▸ **REQUIRED WORK**
Look below and pull out each line with the word "this".

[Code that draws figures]
★ ★ ★ ★
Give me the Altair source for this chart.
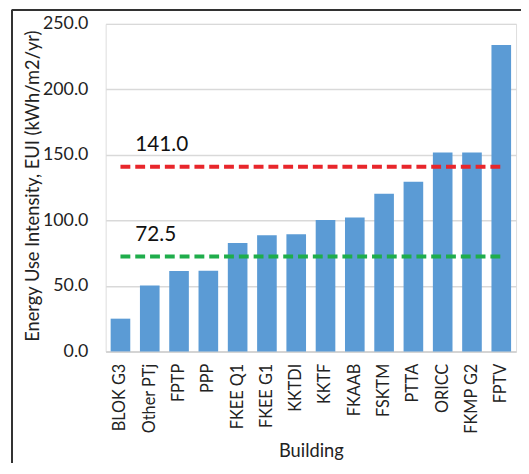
import altair as alt
import pandas as pd

buildings = ["BLOK G3", "Other PTj", "FPTP", "PPP", "FKEE Q1", "FKEE G1", "KKTDI",
             "KKTF", "FKAAB", "FSKTM", "PTTA", "ORICC", "FKMP G2", "FPTV"]
eui = [25.0, 50.3, 61.3, 61.6, 82.7, 88.6, 89.4, 100.3, 102.3, 120.4, 129.6, 151.8, 151.8, 233.8]

ref_values = [141.0, 72.5]
ref_labels = ["141.0", "72.5"]
ref_colors = ["#e8262b", "#1fad4b"]

FONT = "Lato"

df = pd.DataFrame({"Building": buildings, "EUI": eui})
ref = pd.DataFrame({
    "start": [buildings[0]] * 2,
    "end": [buildings[-1]] * 2,
    "value": ref_values,
    "label": ref_labels,
    "color": ref_colors,
})

xscale = alt.Scale(domain=buildings, paddingInner=0.33, paddingOuter=0.17)
yscale = alt.Scale(domain=[0, 250])

bars = alt.Chart(df).mark_bar(color="#5b9bd5").encode(
    x=alt.X("Building:N", sort=buildings, scale=xscale,
            axis=alt.Axis(title="Building", labelAngle=270, labelFontSize=16.5,
                          labelColor="#222", labelFont=FONT, ticks=False,
                          labelPadding=12, domainColor="#d0d0d0", domainWidth=1.5,
                          titleFont=FONT, titleFontSize=18.5, titleFontWeight="normal",
                          titleColor="#222", titleY=101, titleBaseline="middle",
                          labelBaseline="middle")),
    y=alt.Y("EUI:Q", scale=yscale,
            axis=alt.Axis(title="Energy Use Intensity, EUI (kWh/m2/yr)",
                          values=[0, 50, 100, 150, 200, 250], format=".1f",
                          labelFontSize=18, labelFont=FONT, labelColor="#222",
                          ticks=False, domain=False, labelPadding=18,
                          gridColor="#d9d9d9", gridWidth=1.5,
                          titleFont=FONT, titleFontSize=18.5, titleFontWeight="normal",
                          titleColor="#222", titleX=-74, titleY=164,
                          titleBaseline="middle")),
)

rules = alt.Chart(ref).mark_rule(strokeWidth=4, strokeDash=[10, 5]).encode(
    x=alt.X("start:N", sort=buildings, scale=xscale),
    x2="end:N",
    y=alt.Y("value:Q", scale=yscale),
    color=alt.Color("color:N", scale=None),
)

texts = alt.Chart(ref).mark_text(align="left", baseline="alphabetic", dx=15, dy=-16,
                                 fontSize=21, font=FONT, color="#111").encode(
    x=alt.X("start:N", sort=buildings, scale=xscale),
    y=alt.Y("value:Q", scale=yscale),
    text="label:N",
)

frame_left = alt.Chart(df).mark_rule(color="#333", strokeWidth=1.5).encode(
    x=alt.value(-95), y=alt.value(-14), y2=alt.value(460))
frame_top = alt.Chart(df).mark_rule(color="#333", strokeWidth=1.5).encode(
    x=alt.value(-95), x2=alt.value(430), y=alt.value(-14))

chart = alt.layer(bars, rules, texts, frame_left, frame_top).properties(
    width=416, height=332,
    autosize=alt.AutoSizeParams(type="none"),
    padding={"left": 99, "top": 13, "right": 5, "bottom": 110},
).configure_view(stroke=None).configure(background="white")

chart.save("out.html", embed_options={"renderer": "svg", "actions": False})
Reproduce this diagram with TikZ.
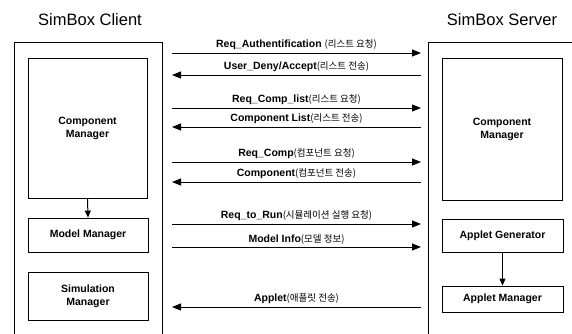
\documentclass[tikz,border=0pt]{standalone}
\usepackage{fontspec}
\setmainfont{Liberation Sans}
\newfontfamily\kr{Noto Sans CJK KR}
\newcommand{\krtxt}[1]{{\kr\mdseries\fontsize{9.5}{10}\selectfont #1}}
\usetikzlibrary{arrows.meta}

\begin{document}
\begin{tikzpicture}[x=1pt,y=-1pt,
  title/.style={font=\fontsize{16.5}{18}\selectfont},
  part/.style={draw,line width=0.9pt,align=center,inner sep=2pt,
    font=\fontsize{10.5}{13}\selectfont\bfseries},
  frame/.style={line width=0.9pt},
  msg/.style={line width=1pt,-{Triangle[length=9pt,width=7pt]}},
  flow/.style={line width=1pt,-{Triangle[length=7pt,width=6pt]}},
  lbl/.style={above=1.5pt,font=\fontsize{10.5}{12}\selectfont\bfseries,inner sep=1pt}]
\useasboundingbox (0,0) rectangle (572,333);

% titles
\node[title] (tc) at (90,20) {SimBox Client};
\node[title] (ts) at (502,20) {SimBox Server};

% open-bottomed frames of client and server
\coordinate (cbl) at (14,334);
\coordinate (ctl) at (14,42);
\coordinate (ctr) at (162,42);
\coordinate (cbr) at (162,334);
\coordinate (sbl) at (428,334);
\coordinate (stl) at (428,42);
\coordinate (str) at (573,42);
\draw[frame] (cbl) -- (ctl) -- (ctr) -- (cbr);
\draw[frame] (sbl) -- (stl) -- (str);

% client components
\node[part,minimum width=119pt,minimum height=140pt] (ccm) at (87.5,128) {Component\\Manager};
\node[part,minimum width=120pt,minimum height=34pt] (mm) at (88,235) {Model Manager};
\node[part,minimum width=120pt,minimum height=48pt] (sm) at (88,296) {Simulation\\Manager};

% server components
\node[part,minimum width=120pt,minimum height=142pt] (scm) at (502,129) {Component\\Manager};
\node[part,minimum width=121pt,minimum height=33pt] (ag) at (502.5,235.5) {Applet Generator};
\node[part,minimum width=121pt,minimum height=26pt] (am) at (502.5,299) {Applet Manager};

\draw[flow] (ccm.south) -- (mm.north);
\draw[flow] (ag.south) -- (am.north);

% message end points
\foreach \i/\y in {1/53,2/75,3/108,4/127,5/162,6/182,7/224,8/247,9/307}{
  \coordinate (l\i) at (172,\y);
  \coordinate (r\i) at (421,\y);
}

\draw[msg] (l1) -- (r1) node[lbl,midway] {Req\_Authentification \krtxt{(리스트 요청)}};
\draw[msg] (r2) -- (l2) node[lbl,midway] {User\_Deny/Accept\krtxt{(리스트 전송)}};
\draw[msg] (l3) -- (r3) node[lbl,midway] {Req\_Comp\_list\krtxt{(리스트 요청)}};
\draw[msg] (r4) -- (l4) node[lbl,midway] {Component List\krtxt{(리스트 전송)}};
\draw[msg] (l5) -- (r5) node[lbl,midway] {Req\_Comp\krtxt{(컴포넌트 요청)}};
\draw[msg] (r6) -- (l6) node[lbl,midway] {Component\krtxt{(컴포넌트 전송)}};
\draw[msg] (l7) -- (r7) node[lbl,midway] {Req\_to\_Run\krtxt{(시뮬레이션 실행 요청)}};
\draw[msg] (l8) -- (r8) node[lbl,midway] {Model Info\krtxt{(모델 정보)}};
\draw[msg] (r9) -- (l9) node[lbl,midway] {Applet\krtxt{(애플릿 전송)}};
\end{tikzpicture}
\end{document}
★ ★ ★ ★
▸ **FINAL RESULT**
Give me the Altair source for this chart.
Reproduce this diagram with TikZ.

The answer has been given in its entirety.